> _Information supplied_:
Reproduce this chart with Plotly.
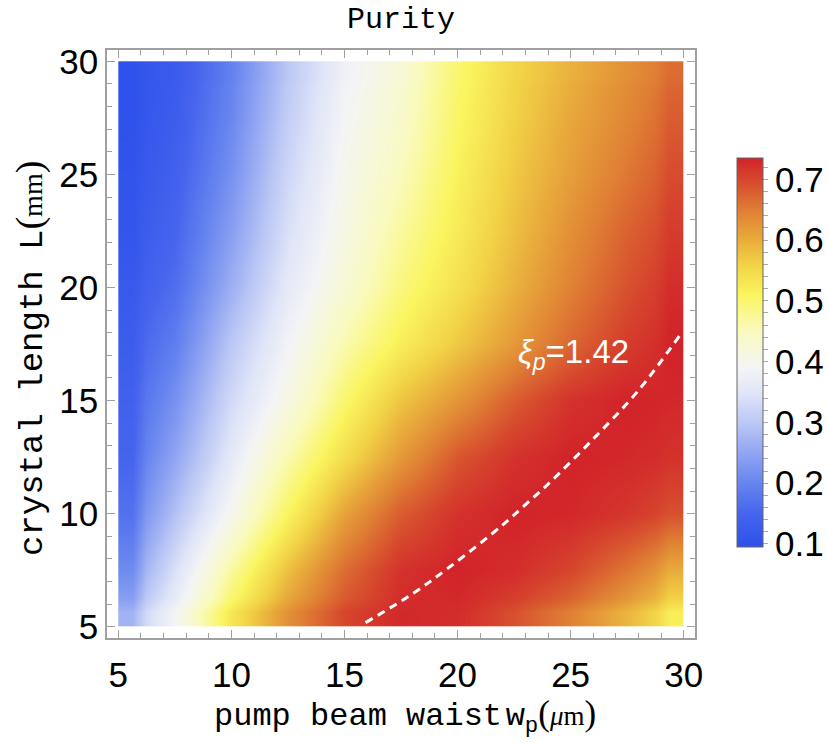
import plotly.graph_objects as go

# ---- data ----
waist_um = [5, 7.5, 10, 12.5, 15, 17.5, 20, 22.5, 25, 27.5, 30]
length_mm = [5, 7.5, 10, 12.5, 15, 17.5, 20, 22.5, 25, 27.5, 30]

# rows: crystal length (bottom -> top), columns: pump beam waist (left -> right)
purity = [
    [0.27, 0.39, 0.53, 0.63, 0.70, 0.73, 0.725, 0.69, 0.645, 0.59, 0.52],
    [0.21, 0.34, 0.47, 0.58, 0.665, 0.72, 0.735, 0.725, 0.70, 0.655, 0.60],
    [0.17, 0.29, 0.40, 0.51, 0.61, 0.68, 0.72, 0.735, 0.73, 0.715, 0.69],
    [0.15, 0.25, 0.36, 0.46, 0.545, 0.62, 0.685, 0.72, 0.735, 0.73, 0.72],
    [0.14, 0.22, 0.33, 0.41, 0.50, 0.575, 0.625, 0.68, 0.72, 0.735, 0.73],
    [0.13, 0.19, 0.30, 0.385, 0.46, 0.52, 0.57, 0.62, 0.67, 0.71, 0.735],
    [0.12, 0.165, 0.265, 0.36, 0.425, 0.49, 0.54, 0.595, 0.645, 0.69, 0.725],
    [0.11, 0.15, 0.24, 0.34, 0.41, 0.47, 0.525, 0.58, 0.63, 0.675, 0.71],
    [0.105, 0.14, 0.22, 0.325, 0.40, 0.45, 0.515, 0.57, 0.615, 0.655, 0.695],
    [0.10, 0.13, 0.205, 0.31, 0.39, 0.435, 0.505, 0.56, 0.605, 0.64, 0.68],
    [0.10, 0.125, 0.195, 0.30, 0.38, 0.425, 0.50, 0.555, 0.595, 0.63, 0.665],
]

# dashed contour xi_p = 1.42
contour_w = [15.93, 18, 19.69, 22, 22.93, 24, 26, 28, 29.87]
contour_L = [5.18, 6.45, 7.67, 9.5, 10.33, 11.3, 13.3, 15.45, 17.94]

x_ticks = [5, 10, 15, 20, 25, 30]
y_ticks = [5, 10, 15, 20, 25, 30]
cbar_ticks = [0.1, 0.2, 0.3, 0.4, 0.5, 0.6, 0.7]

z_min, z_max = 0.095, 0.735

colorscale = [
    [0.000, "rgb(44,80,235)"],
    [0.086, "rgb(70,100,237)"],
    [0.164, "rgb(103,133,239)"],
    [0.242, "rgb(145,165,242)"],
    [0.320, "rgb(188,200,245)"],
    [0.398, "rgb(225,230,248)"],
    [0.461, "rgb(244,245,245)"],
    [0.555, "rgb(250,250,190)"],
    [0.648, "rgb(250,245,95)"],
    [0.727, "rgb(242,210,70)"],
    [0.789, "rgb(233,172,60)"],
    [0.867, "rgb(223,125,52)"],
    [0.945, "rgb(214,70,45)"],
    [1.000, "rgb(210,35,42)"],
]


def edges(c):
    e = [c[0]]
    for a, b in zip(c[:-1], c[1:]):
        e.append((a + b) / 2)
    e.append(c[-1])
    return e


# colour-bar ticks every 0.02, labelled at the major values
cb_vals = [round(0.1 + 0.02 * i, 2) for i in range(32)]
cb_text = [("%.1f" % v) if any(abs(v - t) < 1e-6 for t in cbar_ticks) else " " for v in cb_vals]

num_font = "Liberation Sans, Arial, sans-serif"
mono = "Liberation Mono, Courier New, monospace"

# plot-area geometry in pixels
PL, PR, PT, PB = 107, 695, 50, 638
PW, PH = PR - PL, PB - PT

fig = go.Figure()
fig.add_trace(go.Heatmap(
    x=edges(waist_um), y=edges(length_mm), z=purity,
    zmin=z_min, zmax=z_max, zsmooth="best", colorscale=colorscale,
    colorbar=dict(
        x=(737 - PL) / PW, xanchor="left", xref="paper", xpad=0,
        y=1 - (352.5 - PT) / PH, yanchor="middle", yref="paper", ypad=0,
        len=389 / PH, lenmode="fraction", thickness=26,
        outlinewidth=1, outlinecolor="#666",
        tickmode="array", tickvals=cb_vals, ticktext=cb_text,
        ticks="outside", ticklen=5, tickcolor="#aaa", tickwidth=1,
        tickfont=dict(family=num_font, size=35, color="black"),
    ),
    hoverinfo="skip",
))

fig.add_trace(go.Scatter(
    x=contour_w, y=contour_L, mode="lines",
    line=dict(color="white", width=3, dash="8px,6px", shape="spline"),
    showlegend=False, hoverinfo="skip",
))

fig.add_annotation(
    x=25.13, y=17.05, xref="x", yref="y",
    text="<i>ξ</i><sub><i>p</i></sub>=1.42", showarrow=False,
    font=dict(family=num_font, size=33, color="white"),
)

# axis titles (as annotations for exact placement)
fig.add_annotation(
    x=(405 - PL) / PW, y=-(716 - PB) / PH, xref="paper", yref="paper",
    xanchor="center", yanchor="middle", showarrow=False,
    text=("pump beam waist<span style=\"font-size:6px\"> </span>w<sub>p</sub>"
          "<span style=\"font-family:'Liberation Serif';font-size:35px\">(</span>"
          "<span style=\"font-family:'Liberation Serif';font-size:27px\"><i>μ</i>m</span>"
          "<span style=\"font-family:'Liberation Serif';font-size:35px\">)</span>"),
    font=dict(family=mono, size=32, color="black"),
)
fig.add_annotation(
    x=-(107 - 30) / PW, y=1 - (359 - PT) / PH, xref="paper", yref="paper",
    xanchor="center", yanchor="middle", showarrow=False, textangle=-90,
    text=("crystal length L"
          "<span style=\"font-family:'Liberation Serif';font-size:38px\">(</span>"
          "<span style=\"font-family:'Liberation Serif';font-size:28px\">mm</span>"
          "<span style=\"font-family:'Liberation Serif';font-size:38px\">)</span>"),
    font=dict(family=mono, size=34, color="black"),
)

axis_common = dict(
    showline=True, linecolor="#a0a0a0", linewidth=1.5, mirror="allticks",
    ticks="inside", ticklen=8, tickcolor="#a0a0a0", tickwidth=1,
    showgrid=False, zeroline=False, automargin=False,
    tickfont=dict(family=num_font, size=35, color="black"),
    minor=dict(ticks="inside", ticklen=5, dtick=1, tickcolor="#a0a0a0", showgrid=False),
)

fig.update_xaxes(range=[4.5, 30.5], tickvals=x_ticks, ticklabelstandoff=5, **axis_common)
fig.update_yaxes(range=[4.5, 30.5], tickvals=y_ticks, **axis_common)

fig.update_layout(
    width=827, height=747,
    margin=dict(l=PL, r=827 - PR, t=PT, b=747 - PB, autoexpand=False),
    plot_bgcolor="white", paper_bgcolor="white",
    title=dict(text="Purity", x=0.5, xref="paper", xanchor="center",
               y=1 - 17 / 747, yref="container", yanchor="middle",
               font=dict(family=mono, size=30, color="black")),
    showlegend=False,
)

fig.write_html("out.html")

> _Aim of the exercise_:
From the top of the listing above, repeat each line exactly until you reach the line containing "z_min, z_max = 0.095, 0.735", and repeat that one too. Leave the pictures out.

> _The answer_:
Reproduce this chart with Plotly.
import plotly.graph_objects as go

# ---- data ----
waist_um = [5, 7.5, 10, 12.5, 15, 17.5, 20, 22.5, 25, 27.5, 30]
length_mm = [5, 7.5, 10, 12.5, 15, 17.5, 20, 22.5, 25, 27.5, 30]

# rows: crystal length (bottom -> top), columns: pump beam waist (left -> right)
purity = [
    [0.27, 0.39, 0.53, 0.63, 0.70, 0.73, 0.725, 0.69, 0.645, 0.59, 0.52],
    [0.21, 0.34, 0.47, 0.58, 0.665, 0.72, 0.735, 0.725, 0.70, 0.655, 0.60],
    [0.17, 0.29, 0.40, 0.51, 0.61, 0.68, 0.72, 0.735, 0.73, 0.715, 0.69],
    [0.15, 0.25, 0.36, 0.46, 0.545, 0.62, 0.685, 0.72, 0.735, 0.73, 0.72],
    [0.14, 0.22, 0.33, 0.41, 0.50, 0.575, 0.625, 0.68, 0.72, 0.735, 0.73],
    [0.13, 0.19, 0.30, 0.385, 0.46, 0.52, 0.57, 0.62, 0.67, 0.71, 0.735],
    [0.12, 0.165, 0.265, 0.36, 0.425, 0.49, 0.54, 0.595, 0.645, 0.69, 0.725],
    [0.11, 0.15, 0.24, 0.34, 0.41, 0.47, 0.525, 0.58, 0.63, 0.675, 0.71],
    [0.105, 0.14, 0.22, 0.325, 0.40, 0.45, 0.515, 0.57, 0.615, 0.655, 0.695],
    [0.10, 0.13, 0.205, 0.31, 0.39, 0.435, 0.505, 0.56, 0.605, 0.64, 0.68],
    [0.10, 0.125, 0.195, 0.30, 0.38, 0.425, 0.50, 0.555, 0.595, 0.63, 0.665],
]

# dashed contour xi_p = 1.42
contour_w = [15.93, 18, 19.69, 22, 22.93, 24, 26, 28, 29.87]
contour_L = [5.18, 6.45, 7.67, 9.5, 10.33, 11.3, 13.3, 15.45, 17.94]

x_ticks = [5, 10, 15, 20, 25, 30]
y_ticks = [5, 10, 15, 20, 25, 30]
cbar_ticks = [0.1, 0.2, 0.3, 0.4, 0.5, 0.6, 0.7]

z_min, z_max = 0.095, 0.735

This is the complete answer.